» Set exercise: Reproduce all the lines below exactly and omit the images.
● ● ● ● ● ● ●
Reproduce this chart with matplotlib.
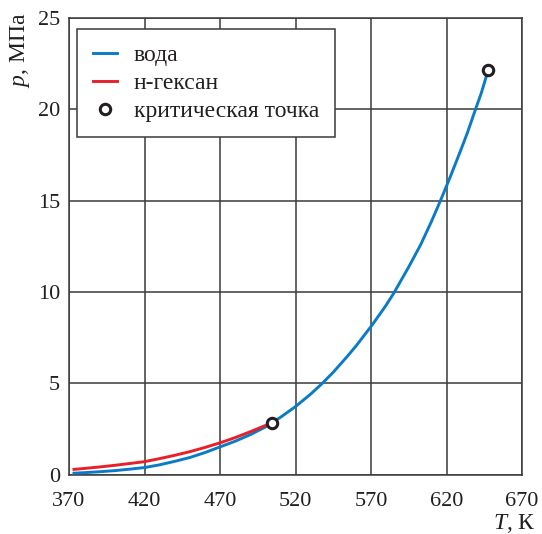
import matplotlib
matplotlib.use("Agg")
import matplotlib.pyplot as plt
from matplotlib.lines import Line2D

plt.rcParams['font.family'] = ['Liberation Serif', 'DejaVu Serif']
plt.rcParams['mathtext.fontset'] = 'custom'
plt.rcParams['mathtext.it'] = 'Liberation Serif:italic'
plt.rcParams['mathtext.rm'] = 'Liberation Serif'

# water saturation curve (T, K ; p, MPa)
water_T = [373.3, 380, 390, 400, 410, 420, 430, 440, 450, 460, 470.6, 480, 490, 500, 504.3,
           510, 520, 530, 537.6, 545, 554.1, 560, 570.7, 580, 585, 595, 602.8, 610, 616,
           622, 629.3, 634, 639.2, 643, 647.6]
water_p = [0.07, 0.10, 0.15, 0.21, 0.29, 0.38, 0.53, 0.72, 0.93, 1.20, 1.53, 1.82, 2.18, 2.60, 2.82,
           3.13, 3.72, 4.40, 4.98, 5.60, 6.45, 7.03, 8.18, 9.27, 9.92, 11.37, 12.57, 13.85, 15.0,
           16.2, 17.73, 18.75, 20.0, 20.88, 22.14]

# n-hexane saturation curve
hexane_T = [373.3, 380, 390, 400, 410, 419.7, 430, 440, 450, 460, 470.6, 480, 490, 498.2, 504.3]
hexane_p = [0.28, 0.33, 0.41, 0.50, 0.60, 0.70, 0.87, 1.05, 1.25, 1.48, 1.75, 2.02, 2.34, 2.62, 2.82]

# critical points
crit_T = [504.3, 647.6]
crit_p = [2.82, 22.14]

xticks = [370, 420, 470, 520, 570, 620, 670]
yticks = [0, 5, 10, 15, 20, 25]

fig = plt.figure(figsize=(5.42, 5.34), dpi=100)
ax = fig.add_axes([69/542, 1 - 474.5/534, (522-69)/542, (474.5-18)/534])

blue = '#0a7bc6'
red = '#e8202a'
ink = '#231f20'
gridc = '#3a3a3a'

ax.plot(water_T, water_p, color=blue, lw=2.1, zorder=3, solid_joinstyle='round')
ax.plot(hexane_T, hexane_p, color=red, lw=2.1, zorder=3, solid_joinstyle='round')
ax.plot(crit_T, crit_p, 'o', ms=7.5, mfc='white', mec=ink, mew=2.2, zorder=4)

ax.set_xlim(370, 670)
ax.set_ylim(0, 25)
ax.set_xticks(xticks)
ax.set_yticks(yticks)
ax.grid(True, color=gridc, lw=1.1)
ax.set_axisbelow(True)
ax.tick_params(length=0, labelsize=16, colors=ink)
ax.tick_params(axis='x', pad=12.5)
ax.tick_params(axis='y', pad=6.5)
for s in ax.spines.values():
    s.set_color(gridc)
    s.set_linewidth(1.1)

ax.text(-0.108, 1.011, r'$p$, МПа', transform=ax.transAxes, rotation=90,
        ha='center', va='top', fontsize=17, color=ink)
ax.text(1.03, -0.1194, r'$T$, К', transform=ax.transAxes,
        ha='right', va='baseline', fontsize=17, color=ink)

handles = [
    Line2D([], [], color=blue, lw=2.1),
    Line2D([], [], color=red, lw=2.1),
    Line2D([], [], ls='none', marker='o', ms=7.5, mfc='white', mec=ink, mew=2.2),
]
labels = ['вода', 'н-гексан', 'критическая точка']
leg = ax.legend(handles, labels, loc='upper left', bbox_to_anchor=(0.018, 0.976),
                fontsize=17, frameon=True, fancybox=False, framealpha=1,
                edgecolor=gridc, handlelength=1.02, handletextpad=0.72,
                borderpad=0.66, labelspacing=0.27, borderaxespad=0)
for t in leg.get_texts():
    t.set_color(ink)
leg.get_frame().set_linewidth(1.1)

fig.savefig('out.png', dpi=100)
● ● ● ● ● ● ●
» Solution for this exercise:
Reproduce this chart with matplotlib.
import matplotlib
matplotlib.use("Agg")
import matplotlib.pyplot as plt
from matplotlib.lines import Line2D

plt.rcParams['font.family'] = ['Liberation Serif', 'DejaVu Serif']
plt.rcParams['mathtext.fontset'] = 'custom'
plt.rcParams['mathtext.it'] = 'Liberation Serif:italic'
plt.rcParams['mathtext.rm'] = 'Liberation Serif'

# water saturation curve (T, K ; p, MPa)
water_T = [373.3, 380, 390, 400, 410, 420, 430, 440, 450, 460, 470.6, 480, 490, 500, 504.3,
           510, 520, 530, 537.6, 545, 554.1, 560, 570.7, 580, 585, 595, 602.8, 610, 616,
           622, 629.3, 634, 639.2, 643, 647.6]
water_p = [0.07, 0.10, 0.15, 0.21, 0.29, 0.38, 0.53, 0.72, 0.93, 1.20, 1.53, 1.82, 2.18, 2.60, 2.82,
           3.13, 3.72, 4.40, 4.98, 5.60, 6.45, 7.03, 8.18, 9.27, 9.92, 11.37, 12.57, 13.85, 15.0,
           16.2, 17.73, 18.75, 20.0, 20.88, 22.14]

# n-hexane saturation curve
hexane_T = [373.3, 380, 390, 400, 410, 419.7, 430, 440, 450, 460, 470.6, 480, 490, 498.2, 504.3]
hexane_p = [0.28, 0.33, 0.41, 0.50, 0.60, 0.70, 0.87, 1.05, 1.25, 1.48, 1.75, 2.02, 2.34, 2.62, 2.82]

# critical points
crit_T = [504.3, 647.6]
crit_p = [2.82, 22.14]

xticks = [370, 420, 470, 520, 570, 620, 670]
yticks = [0, 5, 10, 15, 20, 25]

fig = plt.figure(figsize=(5.42, 5.34), dpi=100)
ax = fig.add_axes([69/542, 1 - 474.5/534, (522-69)/542, (474.5-18)/534])

blue = '#0a7bc6'
red = '#e8202a'
ink = '#231f20'
gridc = '#3a3a3a'

ax.plot(water_T, water_p, color=blue, lw=2.1, zorder=3, solid_joinstyle='round')
ax.plot(hexane_T, hexane_p, color=red, lw=2.1, zorder=3, solid_joinstyle='round')
ax.plot(crit_T, crit_p, 'o', ms=7.5, mfc='white', mec=ink, mew=2.2, zorder=4)

ax.set_xlim(370, 670)
ax.set_ylim(0, 25)
ax.set_xticks(xticks)
ax.set_yticks(yticks)
ax.grid(True, color=gridc, lw=1.1)
ax.set_axisbelow(True)
ax.tick_params(length=0, labelsize=16, colors=ink)
ax.tick_params(axis='x', pad=12.5)
ax.tick_params(axis='y', pad=6.5)
for s in ax.spines.values():
    s.set_color(gridc)
    s.set_linewidth(1.1)

ax.text(-0.108, 1.011, r'$p$, МПа', transform=ax.transAxes, rotation=90,
        ha='center', va='top', fontsize=17, color=ink)
ax.text(1.03, -0.1194, r'$T$, К', transform=ax.transAxes,
        ha='right', va='baseline', fontsize=17, color=ink)

handles = [
    Line2D([], [], color=blue, lw=2.1),
    Line2D([], [], color=red, lw=2.1),
    Line2D([], [], ls='none', marker='o', ms=7.5, mfc='white', mec=ink, mew=2.2),
]
labels = ['вода', 'н-гексан', 'критическая точка']
leg = ax.legend(handles, labels, loc='upper left', bbox_to_anchor=(0.018, 0.976),
                fontsize=17, frameon=True, fancybox=False, framealpha=1,
                edgecolor=gridc, handlelength=1.02, handletextpad=0.72,
                borderpad=0.66, labelspacing=0.27, borderaxespad=0)
for t in leg.get_texts():
    t.set_color(ink)
leg.get_frame().set_linewidth(1.1)

fig.savefig('out.png', dpi=100)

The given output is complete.